Choreographer Gary Clarke’s stage direction is imaginative and intelligent. In a Zoom chat posted to Opera North’s website, Clarke admitted that he’d been influenced by Lars von Trier’s 2003 avant-garde film, Dogville. So, similar to Trier, Clarke has the twins move around to different areas of the stage marked off by white lines. Designer George Johnson-Leigh anchors each of these “sin boxes” with a stationary installation such as a park bench, a cabaret table and stage, a movie camera, and so on. The iconic Hollywood Sign umbrellas the set from above. Lighting designer Mike Lock illuminates the twins’ journey from box to box, or city to city, as well as the family’s murky movements in the “no man’s land” between the boxes.

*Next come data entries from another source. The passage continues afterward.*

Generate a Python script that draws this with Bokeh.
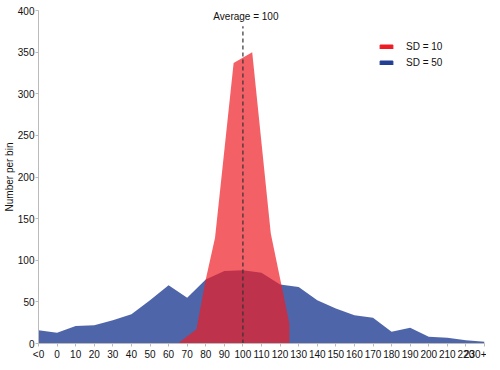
from bokeh.plotting import figure
from bokeh.models import ColumnDataSource, Legend, LegendItem, FixedTicker, Label
from bokeh.embed import file_html
from bokeh.resources import INLINE

# ---- data ----
x_labels = ["<0", "0", "10", "20", "30", "40", "50", "60", "70", "80", "90", "100",
            "110", "120", "130", "140", "150", "160", "170", "180", "190", "200",
            "210", "220", "230+"]
sd50_values = [16, 13, 21, 22, 28, 35, 52, 70, 55, 77, 87, 88, 85, 71, 68, 52,
               42, 34, 31, 14, 19, 8, 7, 4, 2]
sd10_x = [65, 75, 80, 85, 95, 105, 115, 125, 125]
sd10_values = [0, 17, 77, 127, 337, 350, 132, 24, 0]
average = 100
y_ticks = [0, 50, 100, 150, 200, 250, 300, 350, 400]
series_names = ["SD = 10", "SD = 50"]

FONT = "Liberation Sans"
RED = "#ee1c25"
BLUE = "#233f94"
NAN = float("nan")

x_pos = [-10 + 10 * i for i in range(len(x_labels))]

p = figure(width=486, height=362, output_backend="svg", toolbar_location=None,
           x_range=(x_pos[0], x_pos[-1]), y_range=(0, 400),
           min_border_left=0, min_border_right=2, min_border_top=10, min_border_bottom=0)
p.outline_line_color = None
p.xgrid.grid_line_color = None
p.ygrid.grid_line_color = None
p.background_fill_color = "white"

blue_src = ColumnDataSource(dict(x=x_pos, y=sd50_values))
red_src = ColumnDataSource(dict(x=sd10_x, y=sd10_values))

p.varea(x="x", y1=0, y2="y", source=blue_src, fill_color=BLUE, fill_alpha=0.8)
p.varea(x="x", y1=0, y2="y", source=red_src, fill_color=RED, fill_alpha=0.7)

# average line
p.segment(x0=[average], y0=[0], x1=[average], y1=[381], line_color="#333333",
          line_width=1.2, line_dash="4 3")
p.add_layout(Label(x=average, y=400, text="Average = %d" % average, text_font=FONT,
                   text_font_size="10px", text_color="#111111", text_align="center",
                   text_baseline="top", x_offset=3, y_offset=0))

# legend with solid swatches (legend-only renderers, nothing drawn in the plot)
r_leg_red = p.quad(left=[NAN], right=[NAN], top=[NAN], bottom=[NAN],
                   fill_color=RED, line_color=RED)
r_leg_blue = p.quad(left=[NAN], right=[NAN], top=[NAN], bottom=[NAN],
                    fill_color=BLUE, line_color=BLUE)
legend = Legend(items=[LegendItem(label=series_names[0], renderers=[r_leg_red]),
                       LegendItem(label=series_names[1], renderers=[r_leg_blue])],
                orientation="vertical")
legend.border_line_color = None
legend.background_fill_alpha = 0
legend.padding = 0
legend.margin = 0
legend.spacing = 0
legend.glyph_width = 16
legend.glyph_height = 5
legend.label_height = 16
legend.label_standoff = 12
legend.label_text_font = FONT
legend.label_text_font_size = "10px"
legend.label_text_color = "#111111"
legend.location = (340, 273)
p.add_layout(legend, "center")

# axes
p.xaxis.ticker = FixedTicker(ticks=x_pos)
p.xaxis.major_label_overrides = {x: lab for x, lab in zip(x_pos, x_labels)}
p.yaxis.ticker = FixedTicker(ticks=y_ticks)
for ax in (p.xaxis[0], p.yaxis[0]):
    ax.axis_line_color = "#bbbbbb"
    ax.major_tick_line_color = "#bbbbbb"
    ax.minor_tick_line_color = None
    ax.major_tick_in = 0
    ax.major_tick_out = 3
    ax.major_label_standoff = 2
    ax.major_label_text_font = FONT
    ax.major_label_text_font_size = "10px"
    ax.major_label_text_color = "#111111"
p.yaxis.major_label_standoff = 1
p.yaxis.axis_label = "Number per bin"
p.yaxis.axis_label_text_font = FONT
p.yaxis.axis_label_text_font_size = "10px"
p.yaxis.axis_label_text_font_style = "normal"
p.yaxis.axis_label_text_color = "#111111"
p.yaxis.axis_label_standoff = 0

open("out.html", "w").write(file_html(p, INLINE))
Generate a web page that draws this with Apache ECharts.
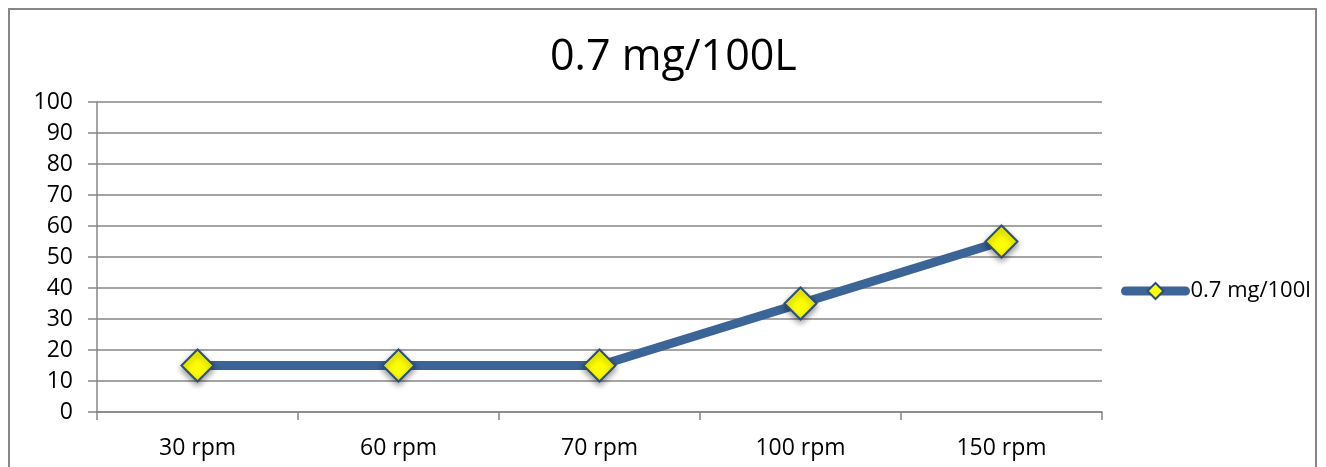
<!DOCTYPE html>
<html><head><meta charset="utf-8">
<script src="https://cdn.jsdelivr.net/npm/echarts@6/dist/echarts.min.js"></script>
<style>html,body{margin:0;padding:0;background:#fff}#c{width:1326px;height:467px}</style>
</head><body><div id="c"></div>
<script>
const categories = ['30 rpm', '60 rpm', '70 rpm', '100 rpm', '150 rpm'];
const values = [15, 15, 15, 35, 55];
const seriesName = '0.7 mg/100l';
const titleText = '0.7 mg/100L';
const font = 'Open Sans';
const chart = echarts.init(document.getElementById('c'));
chart.setOption({
  animation: false,
  textStyle: { fontFamily: font },
  graphic: [{ type: 'rect', shape: { x: 9, y: 9, width: 1307, height: 470 }, style: { fill: 'none', stroke: '#878787', lineWidth: 2 } }],
  title: { text: titleText, left: 545, top: 31, textStyle: { fontFamily: font, fontSize: 43, fontWeight: 'normal', color: '#000' } },
  legend: { left: 1116, top: 275, itemWidth: 60, itemHeight: 20, itemGap: 0,
    lineStyle: { width: 9, cap: 'round' },
    textStyle: { fontFamily: font, fontSize: 22, color: '#000' }, data: [seriesName] },
  grid: { left: 97, right: 224, top: 102, bottom: 55 },
  xAxis: { type: 'category', data: categories, boundaryGap: true,
    axisLine: { lineStyle: { color: '#878787', width: 1.5 } },
    axisTick: { show: true, length: 8, lineStyle: { color: '#878787', width: 1.5 } },
    axisLabel: { color: '#000', fontSize: 23, fontFamily: font, margin: 25 } },
  yAxis: { type: 'value', min: 0, max: 100, interval: 10,
    axisLine: { show: true, lineStyle: { color: '#878787', width: 1.5 } },
    axisTick: { show: true, length: 9, lineStyle: { color: '#878787', width: 1.5 } },
    splitLine: { lineStyle: { color: '#878787', width: 1.5 } },
    axisLabel: { color: '#000', fontSize: 23, fontFamily: font, margin: 24 } },
  series: [{ name: seriesName, type: 'line', data: values, symbol: 'diamond', symbolSize: 32,
    lineStyle: { color: '#3B6497', width: 9 },
    itemStyle: { color: '#FFFF00', borderColor: '#2C4E78', borderWidth: 2, shadowColor: 'rgba(0,0,0,0.4)', shadowBlur: 6, shadowOffsetY: 3 } }]
});
</script></body></html>
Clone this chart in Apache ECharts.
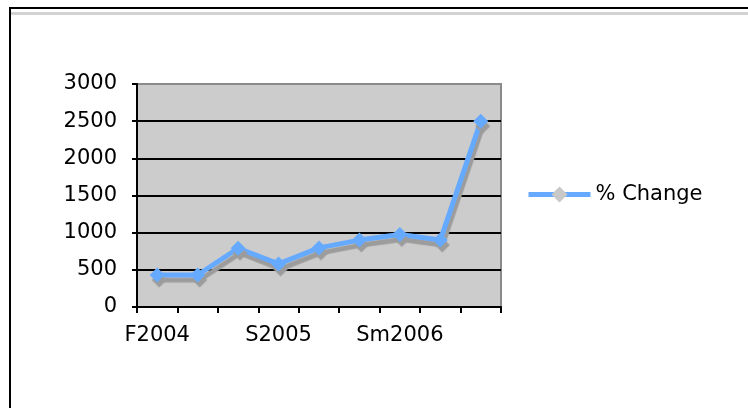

Wanting to give the family more of a historical reference, Clarke portrays them as immigrants in mid-1930s America, paralleling the lives of Weill and Brecht. Stephen Rodwell’s costumes capably evoke that era.

Seven Deadly Sins

Left to right: Nicholas Butterfield (Brother) and Dean Robinson (Mother) Opera North’s The Seven Deadly Sins. Photo: Tristram Kenton

HK Gruber and Christian Muthspiel’s musical arrangement for 15 players, however clever, nonetheless sounds thin compared to Weill’s original scoring which is best realized with upwards of 40 musicians. The Orchestra of Opera North under James Holmes, who incidentally sports the number 77 on his back, is placed upstage on the theatre’s floor. Holmes, conducting with his back to the cast and likely watched by them via video monitors, paces the proceedings proficiently.